On pourrait croire que la seule façon d'accéder à
l'Internet est via un
FAI commercial, géré hiérarchiquement (avec
directeur, plein de sous-directeurs, etc), dont les utilisateurs
paient pour bénéficier de l'accès (mais sans avoir leur mot à dire
sur le fonctionnement du FAI), et disposant de grands
moyens financiers et techniques. C'est certainement la vision
dominante et elle arrange bien les gens des médias et des
gouvernements, qui se retrouvent dans une situation connue, avec
un petit nombre d'acteurs « professionnels ». Heureusement,
l'Internet n'est pas comme cela : c'est une confédération de
réseaux très variés, certains effectivement gérés comme indiqué
plus haut, mais d'autres fonctionnant sur des modèles très
différents, ayant fait des choix techniques, de gouvernance et de
financement très différents et très variés. Cet excellent RFC décrit et classe les
réseaux « alternatifs ».
Il a été écrit dans le cadre du groupe de
recherche GAIA (Global Access to the Internet for
All) de l'IRTF. GAIA vise
à documenter ces déploiements « alternatifs » et à faciliter le
partage d'expérience. Outre le
simple rappel de l'existence de ces réseaux « alternatifs », son
mérite est de proposer une taxonomie de ces réseaux (forcément
imparfaite, vu leur variété) et de donner une idée de la variété
des technologies qu'ils utilisent.
Ces techniques sont en effet souvent différentes de celles
utilisées dans les réseaux « officiels »
(mainstream). Ces réseaux « alternatifs »
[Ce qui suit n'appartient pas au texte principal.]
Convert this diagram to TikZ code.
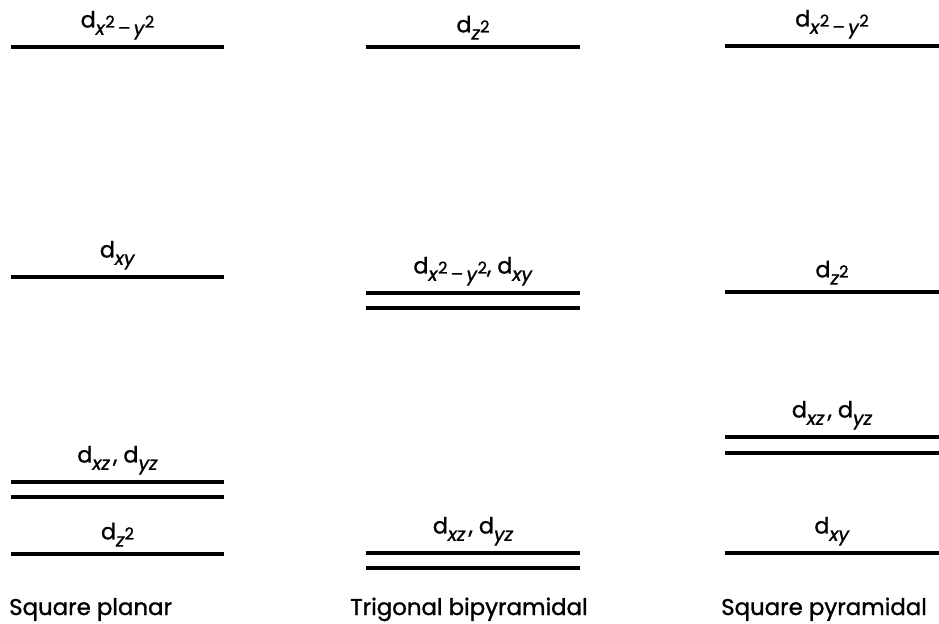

visent en général des situations difficiles, comme la connexion de
lieux lointains, où l'argent ne coule pas à flots. À part cela,
ces réseaux
n'ont rien en commun, ni leur organisation, ni leurs
buts. Qu'est-ce qui motive leur création ? (Au passage, le RFC
fait comme si ces réseaux « alternatifs » étaient une création
récente ; certains sont au contraire aussi vieux que l'Internet.)
Les raisons de ces projets sont elles aussi très diverses :
absence pure et simple de FAI commercial, insatisfaction vis-à-vis
des FAI officiels existants, désir d'essayer quelque chose
d'autre...
Passons au difficile jeu des définitions. Le RFC (section 1.1)
définit le réseau « officiel » (mainstream)
ainsi :
- De grande taille, par exemple à l'échelle d'un
pays,
- Gestion du réseau centralisée : tout part d'en
haut,
- Gros investissements dans l'infrastructure,
- Les utilisateurs sont de purs consommateurs : ils n'ont
absolument pas leur mot à dire, et, la plupart du temps, ils ne
reçoivent aucune information, ils ne savent pas ce qui se passe
dans le réseau qu'ils utilisent.
Et les réseaux « alternatifs », comment se définissent-ils
(section 1.2) ? C'est plus difficile car il en existe de
nombreuses variantes :
- En général de petite taille, par exemple à l'échelle d'une
région,
- La gestion du réseau n'est pas forcément
centralisée,
- Les frais d'infrastructure peuvent être très répartis (les
utilisateurs en paient parfois un bout, des infrastructures
publiques peuvent être utilisées, etc),
- Les utilisateurs ne sont pas forcément de purs
consommateurs, ils peuvent être partie prenante à la gouvernance
du réseau, et/ou à son fonctionnement technique.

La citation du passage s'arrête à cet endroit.